Collect each line of the records containing the string "this".

—————

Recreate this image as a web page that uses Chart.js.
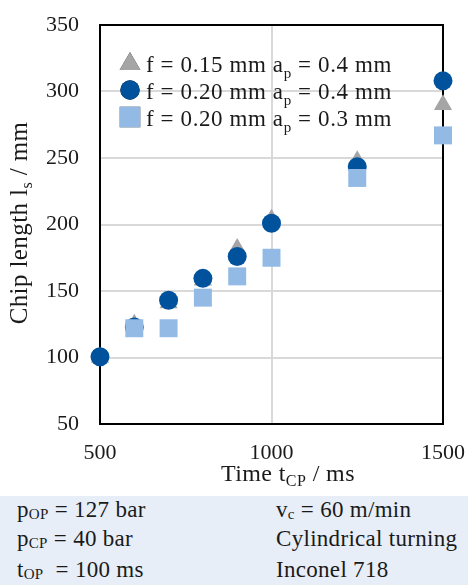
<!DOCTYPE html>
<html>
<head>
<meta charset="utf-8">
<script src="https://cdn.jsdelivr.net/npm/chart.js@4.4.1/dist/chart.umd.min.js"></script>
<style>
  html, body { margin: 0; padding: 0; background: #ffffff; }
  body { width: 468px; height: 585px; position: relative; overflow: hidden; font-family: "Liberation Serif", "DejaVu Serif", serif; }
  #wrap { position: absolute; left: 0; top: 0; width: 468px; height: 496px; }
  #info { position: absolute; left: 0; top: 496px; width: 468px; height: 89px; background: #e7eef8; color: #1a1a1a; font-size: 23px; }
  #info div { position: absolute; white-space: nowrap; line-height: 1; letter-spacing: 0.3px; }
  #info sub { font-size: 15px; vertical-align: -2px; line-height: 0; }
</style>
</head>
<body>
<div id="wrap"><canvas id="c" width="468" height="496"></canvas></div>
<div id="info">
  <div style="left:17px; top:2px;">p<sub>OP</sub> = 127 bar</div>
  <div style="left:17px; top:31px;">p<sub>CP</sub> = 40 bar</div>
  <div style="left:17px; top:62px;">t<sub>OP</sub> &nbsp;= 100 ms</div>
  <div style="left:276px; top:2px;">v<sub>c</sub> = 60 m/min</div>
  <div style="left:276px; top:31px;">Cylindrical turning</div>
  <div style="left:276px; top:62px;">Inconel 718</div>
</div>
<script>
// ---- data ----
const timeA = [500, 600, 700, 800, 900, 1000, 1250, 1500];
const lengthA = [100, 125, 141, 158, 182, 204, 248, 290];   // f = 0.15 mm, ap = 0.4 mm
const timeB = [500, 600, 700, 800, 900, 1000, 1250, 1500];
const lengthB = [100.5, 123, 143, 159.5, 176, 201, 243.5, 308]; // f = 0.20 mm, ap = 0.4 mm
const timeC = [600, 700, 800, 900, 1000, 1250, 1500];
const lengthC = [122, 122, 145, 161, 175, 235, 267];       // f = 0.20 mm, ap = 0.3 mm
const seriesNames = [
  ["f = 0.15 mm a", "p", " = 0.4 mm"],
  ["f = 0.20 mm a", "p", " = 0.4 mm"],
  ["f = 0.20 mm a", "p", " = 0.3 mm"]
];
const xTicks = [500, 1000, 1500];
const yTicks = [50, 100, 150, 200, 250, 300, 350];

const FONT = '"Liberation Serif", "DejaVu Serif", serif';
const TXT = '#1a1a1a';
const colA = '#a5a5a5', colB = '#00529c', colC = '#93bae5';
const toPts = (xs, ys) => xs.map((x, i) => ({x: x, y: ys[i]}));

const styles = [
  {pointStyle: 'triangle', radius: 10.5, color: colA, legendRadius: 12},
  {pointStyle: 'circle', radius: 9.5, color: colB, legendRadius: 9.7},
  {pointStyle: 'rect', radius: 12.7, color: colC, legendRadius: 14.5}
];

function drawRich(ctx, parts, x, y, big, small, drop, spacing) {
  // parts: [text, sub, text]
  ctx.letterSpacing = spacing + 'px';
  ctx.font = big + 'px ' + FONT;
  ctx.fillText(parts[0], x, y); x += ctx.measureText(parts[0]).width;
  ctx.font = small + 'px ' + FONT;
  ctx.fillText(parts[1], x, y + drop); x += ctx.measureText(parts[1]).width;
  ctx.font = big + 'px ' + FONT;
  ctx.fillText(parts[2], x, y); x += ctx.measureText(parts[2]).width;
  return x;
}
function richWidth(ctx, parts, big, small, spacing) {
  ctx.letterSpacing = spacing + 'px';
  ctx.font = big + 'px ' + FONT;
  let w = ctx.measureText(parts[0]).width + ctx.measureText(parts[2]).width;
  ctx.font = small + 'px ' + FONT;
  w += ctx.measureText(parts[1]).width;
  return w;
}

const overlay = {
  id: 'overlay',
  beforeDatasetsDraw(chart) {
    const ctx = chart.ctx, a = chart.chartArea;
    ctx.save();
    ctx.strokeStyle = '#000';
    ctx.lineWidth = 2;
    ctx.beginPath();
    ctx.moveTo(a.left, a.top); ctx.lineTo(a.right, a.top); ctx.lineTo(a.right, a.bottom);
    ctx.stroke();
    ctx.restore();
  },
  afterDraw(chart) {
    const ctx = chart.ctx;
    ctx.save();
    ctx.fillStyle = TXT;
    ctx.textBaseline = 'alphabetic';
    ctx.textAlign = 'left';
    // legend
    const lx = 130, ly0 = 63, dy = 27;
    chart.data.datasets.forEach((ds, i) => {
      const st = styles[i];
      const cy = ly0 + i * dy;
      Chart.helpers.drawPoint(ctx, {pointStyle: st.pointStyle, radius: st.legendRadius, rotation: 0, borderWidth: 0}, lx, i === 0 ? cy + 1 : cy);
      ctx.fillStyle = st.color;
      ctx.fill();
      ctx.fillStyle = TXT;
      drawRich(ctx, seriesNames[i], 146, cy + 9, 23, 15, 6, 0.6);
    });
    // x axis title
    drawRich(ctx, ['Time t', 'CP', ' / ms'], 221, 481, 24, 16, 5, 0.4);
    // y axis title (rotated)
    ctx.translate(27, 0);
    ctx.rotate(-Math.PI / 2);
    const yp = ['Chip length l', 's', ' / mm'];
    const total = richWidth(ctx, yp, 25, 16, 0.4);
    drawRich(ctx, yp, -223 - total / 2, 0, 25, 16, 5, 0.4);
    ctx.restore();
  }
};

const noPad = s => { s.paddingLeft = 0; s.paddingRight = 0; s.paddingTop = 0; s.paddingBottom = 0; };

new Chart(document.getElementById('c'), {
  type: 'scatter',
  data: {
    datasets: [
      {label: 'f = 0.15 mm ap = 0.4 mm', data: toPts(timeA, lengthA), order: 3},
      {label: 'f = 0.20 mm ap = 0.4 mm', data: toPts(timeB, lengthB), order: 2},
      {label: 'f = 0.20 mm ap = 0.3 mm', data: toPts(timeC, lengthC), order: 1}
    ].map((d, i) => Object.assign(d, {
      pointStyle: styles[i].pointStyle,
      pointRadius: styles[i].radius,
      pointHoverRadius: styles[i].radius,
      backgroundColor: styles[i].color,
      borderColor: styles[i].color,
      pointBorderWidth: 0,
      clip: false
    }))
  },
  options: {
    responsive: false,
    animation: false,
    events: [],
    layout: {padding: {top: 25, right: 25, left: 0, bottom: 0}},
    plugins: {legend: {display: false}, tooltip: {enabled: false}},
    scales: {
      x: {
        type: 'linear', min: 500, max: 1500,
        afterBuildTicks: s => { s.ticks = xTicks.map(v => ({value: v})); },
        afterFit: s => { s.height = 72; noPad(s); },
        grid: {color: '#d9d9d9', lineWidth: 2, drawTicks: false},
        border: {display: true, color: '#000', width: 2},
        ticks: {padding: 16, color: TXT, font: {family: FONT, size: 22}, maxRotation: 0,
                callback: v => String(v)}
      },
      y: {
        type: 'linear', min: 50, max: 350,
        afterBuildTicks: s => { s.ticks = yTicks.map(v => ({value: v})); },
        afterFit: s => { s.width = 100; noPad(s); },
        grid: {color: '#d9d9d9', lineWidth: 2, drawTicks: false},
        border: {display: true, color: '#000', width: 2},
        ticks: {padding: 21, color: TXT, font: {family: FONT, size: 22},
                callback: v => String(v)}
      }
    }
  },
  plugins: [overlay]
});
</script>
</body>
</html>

—————

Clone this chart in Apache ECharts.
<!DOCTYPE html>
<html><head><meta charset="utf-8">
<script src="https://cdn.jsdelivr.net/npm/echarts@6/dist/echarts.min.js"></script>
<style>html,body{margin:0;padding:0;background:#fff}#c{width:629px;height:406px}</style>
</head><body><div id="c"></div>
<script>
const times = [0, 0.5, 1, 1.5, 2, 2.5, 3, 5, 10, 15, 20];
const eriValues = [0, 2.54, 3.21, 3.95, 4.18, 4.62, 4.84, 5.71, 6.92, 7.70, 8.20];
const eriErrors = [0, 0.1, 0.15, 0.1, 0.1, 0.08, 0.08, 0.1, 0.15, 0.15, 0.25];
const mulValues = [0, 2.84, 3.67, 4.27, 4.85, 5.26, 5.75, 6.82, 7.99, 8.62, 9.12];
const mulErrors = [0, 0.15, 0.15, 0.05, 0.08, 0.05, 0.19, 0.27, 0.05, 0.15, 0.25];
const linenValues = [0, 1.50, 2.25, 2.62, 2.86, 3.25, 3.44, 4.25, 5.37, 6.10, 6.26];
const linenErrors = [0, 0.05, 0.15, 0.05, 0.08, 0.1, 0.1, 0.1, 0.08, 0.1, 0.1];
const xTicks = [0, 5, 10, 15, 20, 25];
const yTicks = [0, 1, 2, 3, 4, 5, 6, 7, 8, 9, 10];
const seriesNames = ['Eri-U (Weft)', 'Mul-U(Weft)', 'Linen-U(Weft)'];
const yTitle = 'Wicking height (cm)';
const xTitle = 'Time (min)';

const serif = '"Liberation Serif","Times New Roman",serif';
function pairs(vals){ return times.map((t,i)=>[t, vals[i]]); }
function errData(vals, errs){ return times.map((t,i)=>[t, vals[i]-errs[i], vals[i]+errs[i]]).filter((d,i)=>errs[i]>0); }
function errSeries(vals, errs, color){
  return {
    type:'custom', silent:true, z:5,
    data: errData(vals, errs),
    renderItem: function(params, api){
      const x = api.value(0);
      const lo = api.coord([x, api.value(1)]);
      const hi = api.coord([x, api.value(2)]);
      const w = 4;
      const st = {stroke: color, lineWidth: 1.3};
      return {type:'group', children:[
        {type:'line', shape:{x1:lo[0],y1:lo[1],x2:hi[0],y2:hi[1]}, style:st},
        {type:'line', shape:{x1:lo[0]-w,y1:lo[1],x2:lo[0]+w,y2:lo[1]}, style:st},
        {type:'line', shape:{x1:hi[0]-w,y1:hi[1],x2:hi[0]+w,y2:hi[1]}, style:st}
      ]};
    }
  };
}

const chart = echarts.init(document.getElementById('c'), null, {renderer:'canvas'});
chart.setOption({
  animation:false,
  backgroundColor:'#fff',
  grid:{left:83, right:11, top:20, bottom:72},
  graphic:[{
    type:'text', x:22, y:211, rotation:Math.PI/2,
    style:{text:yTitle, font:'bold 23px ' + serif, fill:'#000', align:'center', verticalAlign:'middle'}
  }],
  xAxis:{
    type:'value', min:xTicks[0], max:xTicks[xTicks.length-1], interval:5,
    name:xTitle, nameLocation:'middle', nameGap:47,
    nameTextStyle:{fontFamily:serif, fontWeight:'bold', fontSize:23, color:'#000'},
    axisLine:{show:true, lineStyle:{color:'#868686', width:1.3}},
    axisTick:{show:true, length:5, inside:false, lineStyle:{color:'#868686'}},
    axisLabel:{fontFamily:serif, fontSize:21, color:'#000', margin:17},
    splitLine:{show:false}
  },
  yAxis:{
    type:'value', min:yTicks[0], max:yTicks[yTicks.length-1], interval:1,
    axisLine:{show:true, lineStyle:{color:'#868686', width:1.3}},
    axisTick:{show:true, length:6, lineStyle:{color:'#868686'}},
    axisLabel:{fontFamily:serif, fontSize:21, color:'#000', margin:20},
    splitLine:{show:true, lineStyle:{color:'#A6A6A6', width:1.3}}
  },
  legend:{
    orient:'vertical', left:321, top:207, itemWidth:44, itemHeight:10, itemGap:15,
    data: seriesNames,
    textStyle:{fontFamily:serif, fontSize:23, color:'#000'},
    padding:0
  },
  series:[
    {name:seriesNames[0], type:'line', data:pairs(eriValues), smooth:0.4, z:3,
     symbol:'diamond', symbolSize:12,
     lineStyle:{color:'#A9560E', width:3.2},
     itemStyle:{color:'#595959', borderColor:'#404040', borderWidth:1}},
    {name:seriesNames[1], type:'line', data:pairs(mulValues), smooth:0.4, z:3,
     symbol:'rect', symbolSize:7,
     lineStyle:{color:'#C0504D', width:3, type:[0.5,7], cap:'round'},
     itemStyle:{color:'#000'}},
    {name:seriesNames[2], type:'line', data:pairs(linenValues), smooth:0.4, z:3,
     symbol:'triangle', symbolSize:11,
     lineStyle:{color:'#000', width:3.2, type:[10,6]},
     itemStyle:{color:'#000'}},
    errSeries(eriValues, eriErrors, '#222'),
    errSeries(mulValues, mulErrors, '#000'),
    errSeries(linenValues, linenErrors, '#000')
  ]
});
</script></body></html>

—————

» FULL SOLUTION:
Recreate this image as a web page that uses Chart.js.
Clone this chart in Apache ECharts.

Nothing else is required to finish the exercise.